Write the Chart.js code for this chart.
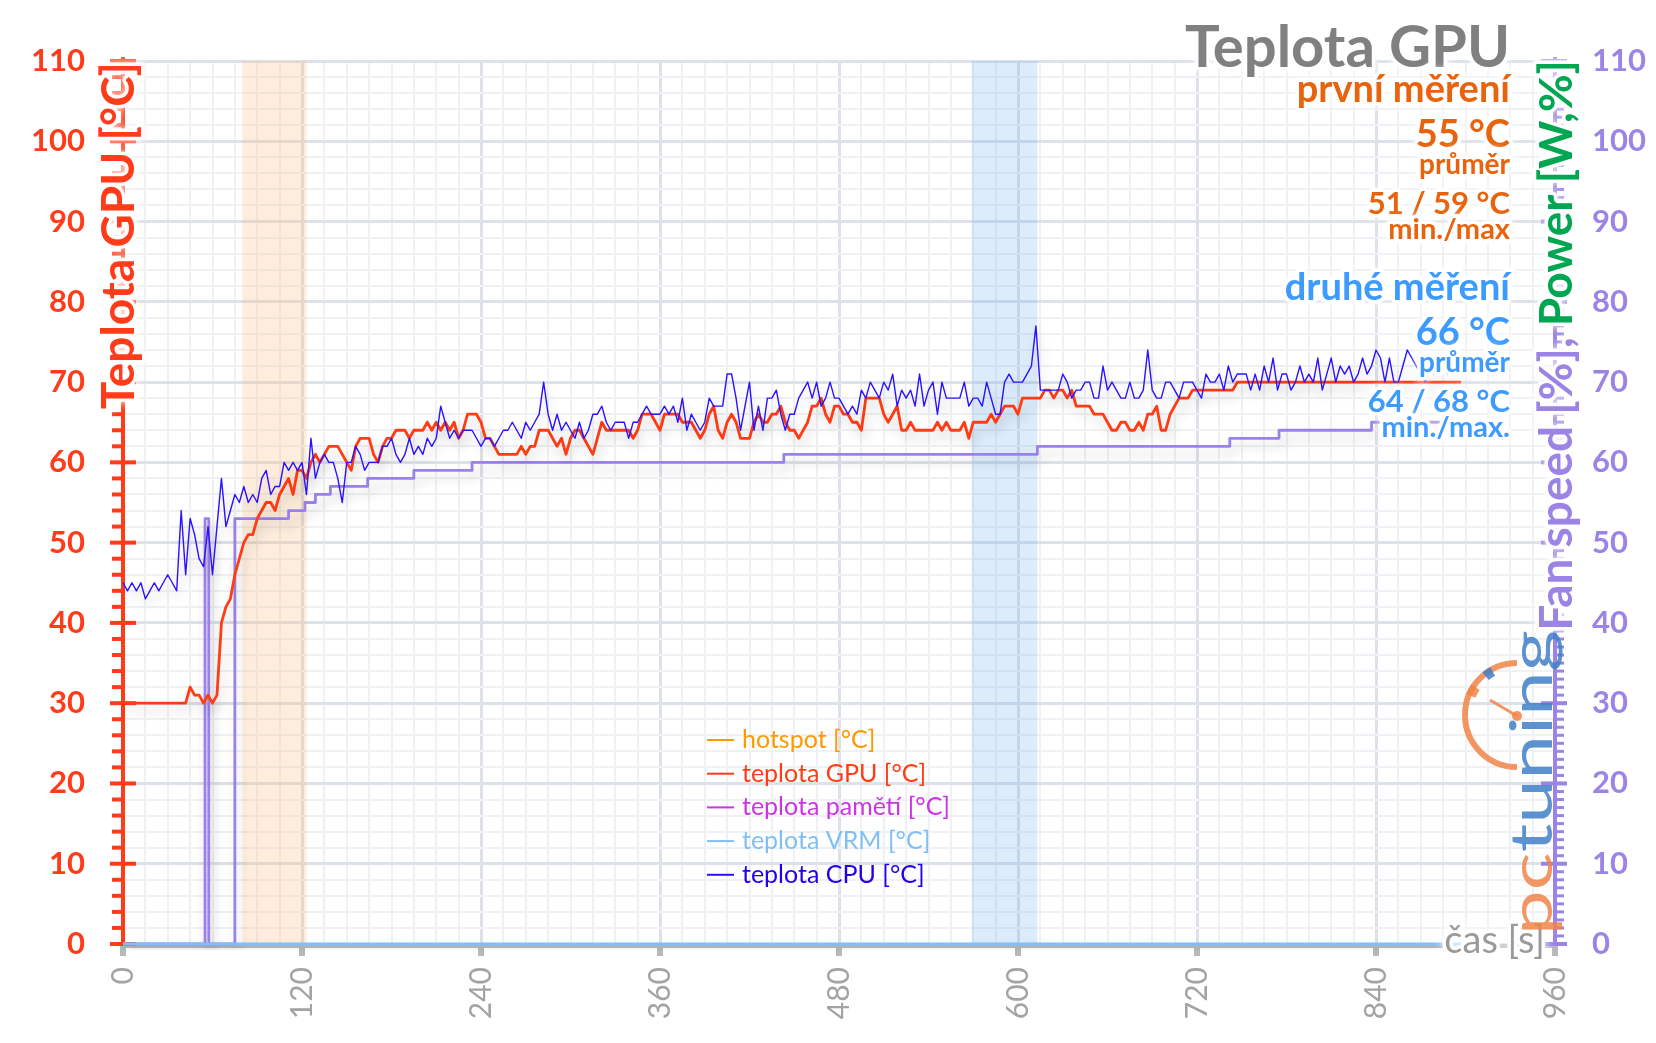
<!DOCTYPE html>
<html lang="cs">
<head>
<meta charset="utf-8">
<title>Teplota GPU</title>
<script src="https://cdn.jsdelivr.net/npm/chart.js"></script>
<style>
  html, body { margin: 0; padding: 0; background: #fff; }
  #graf { display: block; }
</style>
</head>
<body>
<canvas id="graf" width="1656" height="1043"></canvas>
<script>
// vzorky po 3 s
const krok = 3;

const gpu = [
  30, 30, 30, 30, 30, 30, 30, 30, 30, 30, 30, 30, 30, 30, 30,
  32, 31, 31, 30, 31, 30, 31, 40, 42, 43,
  46, 48, 50, 51, 51, 53, 54, 55, 55, 54,
  56, 57, 58, 56, 59, 59, 58, 60, 61, 60,
  61, 62, 62, 62, 61, 60, 59, 62, 63, 63,
  63, 61, 60, 62, 63, 63, 64, 64, 64, 63,
  64, 64, 64, 65, 64, 65, 64, 65,
  64, 65, 63, 64, 66, 66, 66, 65, 63, 63,
  62, 61, 61, 61, 61, 61, 62, 61, 62, 62,
  64, 64, 64, 63, 62, 63, 61, 63, 64, 64,
  63, 62, 61, 63, 65, 64, 64, 64, 64, 64,
  64, 63, 64, 66, 66, 66, 65, 64, 66, 66,
  66, 66, 65, 65, 65, 64, 63, 64, 66, 67,
  64, 63, 65, 66, 65, 63, 63, 63, 65, 66,
  65, 65, 66,
  66, 67, 65, 64, 64, 63, 64, 65, 67, 67,
  68, 66, 65, 67, 67, 66, 66, 65, 65, 64,
  68, 68, 68, 68, 66, 65, 66, 67, 64, 64,
  65, 64, 64, 64, 64, 64, 65, 64, 65, 64,
  64, 64, 65, 63, 65, 65, 65, 65, 66, 65,
  66, 67, 67, 67, 66, 68, 68, 68, 68, 68,
  69, 69, 68, 69, 69, 68, 69, 67, 67, 67,
  67, 66, 66,
  66, 65, 64, 64, 65, 65, 64, 64, 65, 64,
  66, 66, 67, 64, 64, 66, 67, 68, 68, 68,
  69, 69, 69, 69, 69, 69, 69, 69, 69, 69,
  70, 70, 70, 70, 70, 70, 70, 70, 70, 70,
  70, 70, 70, 70, 70, 70, 70, 70, 70, 70,
  70, 70, 70, 70, 70, 70, 70, 70, 70, 70,
  70, 70, 70, 70, 70, 70, 70, 70, 70, 70,
  70, 70, 70, 70, 70, 70, 70, 70, 70, 70,
  70
];

const cpu = [
  45, 44, 45, 44, 45, 43, 44, 45, 44, 45, 46, 45, 44,
  54, 46, 53, 51, 48, 47, 52, 46, 52, 58,
  52, 54, 56, 55, 57, 55, 56, 55, 58, 59,
  56, 57, 57, 60, 59, 60, 59, 60, 56, 63,
  58, 60, 61, 60, 60, 58, 55, 60, 60, 62,
  61, 59, 60, 60, 60, 62, 62, 63, 61, 60,
  61, 63, 61, 62, 61, 63, 62, 63, 67, 65,
  63, 64, 63, 64, 64, 64, 63, 62, 63, 63,
  62, 63, 64, 64, 65, 64, 63, 65, 64, 65,
  66, 70, 66, 64, 66, 64, 65, 64, 63, 65,
  63, 64, 66, 66, 67, 65, 64, 65, 65, 65,
  63, 65, 65, 66, 67, 66, 66, 66, 67, 66,
  67, 65, 68, 64, 66, 65, 64, 65, 68, 67,
  67, 67, 71, 71, 68, 64, 67, 70, 64, 67,
  64, 68, 68,
  69, 66, 64, 66, 66, 68, 69, 70, 68, 70,
  67, 68, 70, 68, 68, 67, 66, 67, 66, 69,
  68, 70, 69, 68, 70, 69, 71, 67, 69, 68,
  69, 67, 71, 67, 69, 70, 66, 70, 68, 68,
  68, 68, 70, 67, 68, 68, 67, 70, 68, 66,
  66, 70, 71, 70, 70, 70, 71, 72, 77, 69,
  69, 69, 69, 69, 71, 70, 68, 69, 69, 70,
  70, 68, 68,
  72, 69, 70, 69, 68, 68, 70, 68, 68, 69,
  74, 69, 68, 68, 70, 70, 69, 68, 70, 70,
  70, 69, 68, 71, 70, 70, 71, 69, 72, 70,
  71, 71, 71, 69, 71, 69, 72, 70, 73, 69,
  71, 71, 69, 70, 72, 70, 71, 70, 73, 69,
  71, 73, 70, 72, 71, 72, 70, 71, 73, 71,
  72, 74, 73, 70, 73, 70, 70, 72, 74, 73,
  72, 71, 70, 72, 71, 71, 72, 71, 72, 71,
  72
];

const cas = gpu.map((_, i) => i * krok);

// otáčky ventilátoru: časy změn a hodnoty (schodovitě)
const fanCas = [0, 55, 57.5, 75, 111, 122, 129, 139, 164, 195, 234, 443, 613, 742, 775, 837, 898];
const fanVal = [0, 53, 0, 53, 54, 55, 56, 57, 58, 59, 60, 61, 62, 63, 64, 65, 65];

// VRM leží celou dobu na nule
const vrmCas = [0, 897];
const vrmVal = [0, 0];

const hotspot = [];
const pameti = [];

// zvýrazněné úseky měření [od, do] v sekundách
const pasma = [[80, 123], [569, 613]];
const barvyPasem = ['rgba(250, 190, 130, 0.28)', 'rgba(120, 180, 240, 0.26)'];

const xTicky = [0, 120, 240, 360, 480, 600, 720, 840, 960];

const prvni = { nadpis: 'první měření', prumer: '55 °C', minmax: '51 / 59 °C', popisMinMax: 'min./max', barva: '#e8630c' };
const druhe = { nadpis: 'druhé měření', prumer: '66 °C', minmax: '64 / 68 °C', popisMinMax: 'min./max.', barva: '#3d9bff' };

const FONT = 'Lato, "Open Sans", sans-serif';
const CERVENA = '#ff3b1a';
const FIALOVA = '#9c84e6';

const body = (xs, ys) => xs.map((t, i) => ({ x: t, y: ys[i] }));

function zareText(ctx, text, x, y, barva, font, align) {
  ctx.save();
  ctx.font = font;
  ctx.textAlign = align || 'right';
  ctx.textBaseline = 'alphabetic';
  ctx.lineJoin = 'round';
  ctx.shadowColor = '#fff';
  ctx.shadowBlur = 10;
  ctx.strokeStyle = 'rgba(255,255,255,0.95)';
  ctx.lineWidth = 7;
  ctx.strokeText(text, x, y);
  ctx.shadowBlur = 0;
  ctx.fillStyle = barva;
  ctx.fillText(text, x, y);
  ctx.restore();
}

// svisle otočený text (čte se zdola nahoru), konec textu je v bodě (x, yKonec)
function svislyText(ctx, casti, x, yKonec, font) {
  ctx.save();
  ctx.translate(x, yKonec);
  ctx.rotate(-Math.PI / 2);
  ctx.font = font;
  let konec = 0;
  for (let i = casti.length - 1; i >= 0; i--) {
    const [text, barva] = casti[i];
    zareText(ctx, text, konec, 0, barva, font, 'right');
    konec -= ctx.measureText(text).width;
  }
  ctx.restore();
}

function kresliLogo(ctx) {
  ctx.save();
  ctx.globalAlpha = 0.85;
  const cx = 1517, cy = 715, r = 52;
  ctx.strokeStyle = '#f08448';
  ctx.lineWidth = 6;
  ctx.beginPath();
  ctx.arc(cx, cy, r, -Math.PI / 2, Math.PI / 2, true);
  ctx.stroke();
  ctx.lineWidth = 10;
  ctx.beginPath();
  ctx.arc(cx, cy, r - 2, -2.75, -2.55);
  ctx.stroke();
  ctx.strokeStyle = '#3f7fc8';
  ctx.beginPath();
  ctx.arc(cx, cy, r - 2, -2.25, -2.08);
  ctx.stroke();
  ctx.strokeStyle = '#f08448';
  ctx.lineWidth = 3;
  ctx.beginPath();
  ctx.moveTo(cx, cy + 1);
  ctx.lineTo(cx - 27, cy - 15);
  ctx.stroke();
  ctx.fillStyle = '#f08448';
  ctx.beginPath();
  ctx.arc(cx, cy + 1, 5, 0, Math.PI * 2);
  ctx.fill();

  ctx.translate(1552, 935);
  ctx.rotate(-Math.PI / 2);
  ctx.font = '58px ' + FONT;
  const wPc = ctx.measureText('pc').width;
  const wVse = ctx.measureText('pctuning').width;
  ctx.scale(305 / wVse, 1);
  ctx.textAlign = 'left';
  ctx.textBaseline = 'alphabetic';
  ctx.fillStyle = '#f08448';
  ctx.fillText('pc', 0, 0);
  ctx.fillStyle = '#3f7fc8';
  ctx.fillText('tuning', wPc, 0);
  ctx.restore();
}

const osyPlugin = {
  id: 'osy',
  beforeDatasetsDraw(chart) {
    const { ctx, chartArea: a, scales } = chart;
    const x = scales.x, y = scales.y, y1 = scales.y1;
    ctx.save();
    pasma.forEach(([od, po], i) => {
      const x0 = x.getPixelForValue(od), x1 = x.getPixelForValue(po);
      ctx.fillStyle = barvyPasem[i];
      ctx.fillRect(x0, a.top, x1 - x0, a.bottom - a.top);
    });

    // spodní osa
    ctx.fillStyle = '#b8b8b8';
    ctx.fillRect(a.left, a.bottom, a.right - a.left, 4);
    xTicky.forEach((t) => {
      const px = x.getPixelForValue(t);
      ctx.fillRect(px - 3, a.bottom, 6, 12);
    });

    // levá osa
    ctx.fillStyle = CERVENA;
    ctx.fillRect(a.left - 2, a.top - 4, 4, a.bottom - a.top + 6);
    for (let v = 0; v <= 110; v += 2) {
      const py = y.getPixelForValue(v);
      if (v % 10 === 0) ctx.fillRect(a.left - 13, py - 2, 26, 4);
      else ctx.fillRect(a.left - 11, py - 2, 11, 4);
    }

    // pravá osa
    ctx.fillStyle = FIALOVA;
    ctx.fillRect(a.right - 2, a.top - 4, 4, a.bottom - a.top + 6);
    for (let v = 0; v <= 110; v += 1) {
      const py = y1.getPixelForValue(v);
      if (v % 10 === 0) ctx.fillRect(a.right - 14, py - 2, 26, 4);
      else ctx.fillRect(a.right, py - 1.5, 9, 3);
    }
    ctx.restore();
  },
  beforeDatasetDraw(chart) {
    const ctx = chart.ctx;
    ctx.save();
    ctx.shadowColor = 'rgba(0, 0, 0, 0.18)';
    ctx.shadowBlur = 12;
    ctx.shadowOffsetX = 3;
    ctx.shadowOffsetY = 7;
  },
  afterDatasetDraw(chart) {
    chart.ctx.restore();
  },
  afterDraw(chart) {
    const ctx = chart.ctx;

    // popisky os
    svislyText(ctx, [['Teplota GPU [°C]', CERVENA]], 134, 62, 'bold 46px ' + FONT);
    svislyText(ctx, [['Fan speed [%], ', FIALOVA], ['Power [W,%]', '#00a651']], 1572, 60, 'bold 46px ' + FONT);
    zareText(ctx, 'čas [s]', 1545, 953, '#9a9a9a', '38px ' + FONT, 'right');

    // nadpis a souhrny
    const P = 1510;
    zareText(ctx, 'Teplota GPU', P, 67, '#808080', 'bold 58px ' + FONT);
    [[prvni, 0], [druhe, 198]].forEach(([m, dy]) => {
      zareText(ctx, m.nadpis, P, 102 + dy, m.barva, 'bold 38px ' + FONT);
      zareText(ctx, m.prumer, P, 147 + dy, m.barva, 'bold 38px ' + FONT);
      zareText(ctx, 'průměr', P, 174 + dy, m.barva, 'bold 28px ' + FONT);
      zareText(ctx, m.minmax, P, 214 + dy, m.barva, 'bold 31px ' + FONT);
      zareText(ctx, m.popisMinMax, P, 239 + dy, m.barva, 'bold 29px ' + FONT);
    });

    // legenda
    ctx.save();
    ctx.font = '25px ' + FONT;
    ctx.textBaseline = 'middle';
    ctx.textAlign = 'left';
    chart.data.datasets.filter((d) => d.vLegende).forEach((d, k) => {
      const yy = 740 + k * 33.7;
      ctx.strokeStyle = d.borderColor;
      ctx.lineWidth = 2;
      ctx.beginPath();
      ctx.moveTo(707, yy);
      ctx.lineTo(734, yy);
      ctx.stroke();
      ctx.fillStyle = d.barvaTextu || d.borderColor;
      ctx.fillText(d.label, 742, yy);
    });
    ctx.restore();

    kresliLogo(ctx);
  }
};

const mrizka = (hlavni) => ({
  drawTicks: false,
  color: (c) => (c.tick && hlavni(c.tick.value) ? '#dde1e9' : '#eff1f5'),
  lineWidth: (c) => (c.tick && hlavni(c.tick.value) ? 3 : 2)
});

function vytvorGraf() {
  new Chart(document.getElementById('graf'), {
    type: 'line',
    data: {
      datasets: [
        { label: 'hotspot [°C]', data: hotspot, borderColor: '#ff9900', vLegende: true, order: 5 },
        { label: 'teplota GPU [°C]', data: body(cas, gpu), borderColor: '#ff3c14', borderWidth: 2.8, vLegende: true, order: 2 },
        { label: 'teplota pamětí [°C]', data: pameti, borderColor: '#cc33e6', vLegende: true, order: 5 },
        { label: 'teplota VRM [°C]', data: body(vrmCas, vrmVal), borderColor: '#80bff5', borderWidth: 3, vLegende: true, order: 1 },
        { label: 'teplota CPU [°C]', data: body(cas, cpu), borderColor: '#2a12ff', barvaTextu: '#2200ee', borderWidth: 1.4, vLegende: true, order: 0 },
        { label: 'fan speed [%]', data: body(fanCas, fanVal), borderColor: '#9c82e8', borderWidth: 2.8, stepped: true, yAxisID: 'y1', order: 3 }
      ]
    },
    options: {
      responsive: false,
      animation: false,
      devicePixelRatio: 1,
      events: [],
      clip: 6,
      layout: { padding: { top: 61, left: 0, right: 0, bottom: 0 } },
      elements: { point: { radius: 0 }, line: { tension: 0, borderJoinStyle: 'round' } },
      plugins: { legend: { display: false }, tooltip: { enabled: false }, title: { display: false } },
      scales: {
        x: {
          type: 'linear',
          min: 0,
          max: 960,
          afterFit: (s) => { s.height = 99; },
          border: { display: false },
          grid: mrizka((v) => v % 120 === 0),
          ticks: {
            stepSize: 15,
            autoSkip: false,
            minRotation: 90,
            maxRotation: 90,
            padding: 23,
            color: '#a3a3a3',
            font: { family: FONT, size: 30 },
            callback: (v) => (xTicky.includes(v) ? String(v) : '')
          }
        },
        y: {
          position: 'left',
          min: 0,
          max: 110,
          afterFit: (s) => { s.width = 123; },
          border: { display: false },
          grid: mrizka((v) => v % 10 === 0),
          ticks: {
            stepSize: 2,
            autoSkip: false,
            padding: 38,
            color: CERVENA,
            font: { family: FONT, size: 31, weight: 'bold' },
            callback: (v) => (v % 10 === 0 ? String(v) : '')
          }
        },
        y1: {
          position: 'right',
          min: 0,
          max: 110,
          afterFit: (s) => { s.width = 101; },
          border: { display: false },
          grid: { display: false, drawTicks: false },
          ticks: {
            stepSize: 10,
            autoSkip: false,
            padding: 37,
            color: FIALOVA,
            font: { family: FONT, size: 31, weight: 'bold' }
          }
        }
      }
    },
    plugins: [osyPlugin]
  });
}

Promise.all([
  document.fonts.load('bold 30px Lato'),
  document.fonts.load('30px Lato')
]).catch(() => {}).then(vytvorGraf);
</script>
</body>
</html>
* * *
WHAT IS BEING ASKED
Skip every picture and return the lines above from the top through the one that contains "const krok = 3;".

WORKED SOLUTION
Write the Chart.js code for this chart.
<!DOCTYPE html>
<html lang="cs">
<head>
<meta charset="utf-8">
<title>Teplota GPU</title>
<script src="https://cdn.jsdelivr.net/npm/chart.js"></script>
<style>
  html, body { margin: 0; padding: 0; background: #fff; }
  #graf { display: block; }
</style>
</head>
<body>
<canvas id="graf" width="1656" height="1043"></canvas>
<script>
// vzorky po 3 s
const krok = 3;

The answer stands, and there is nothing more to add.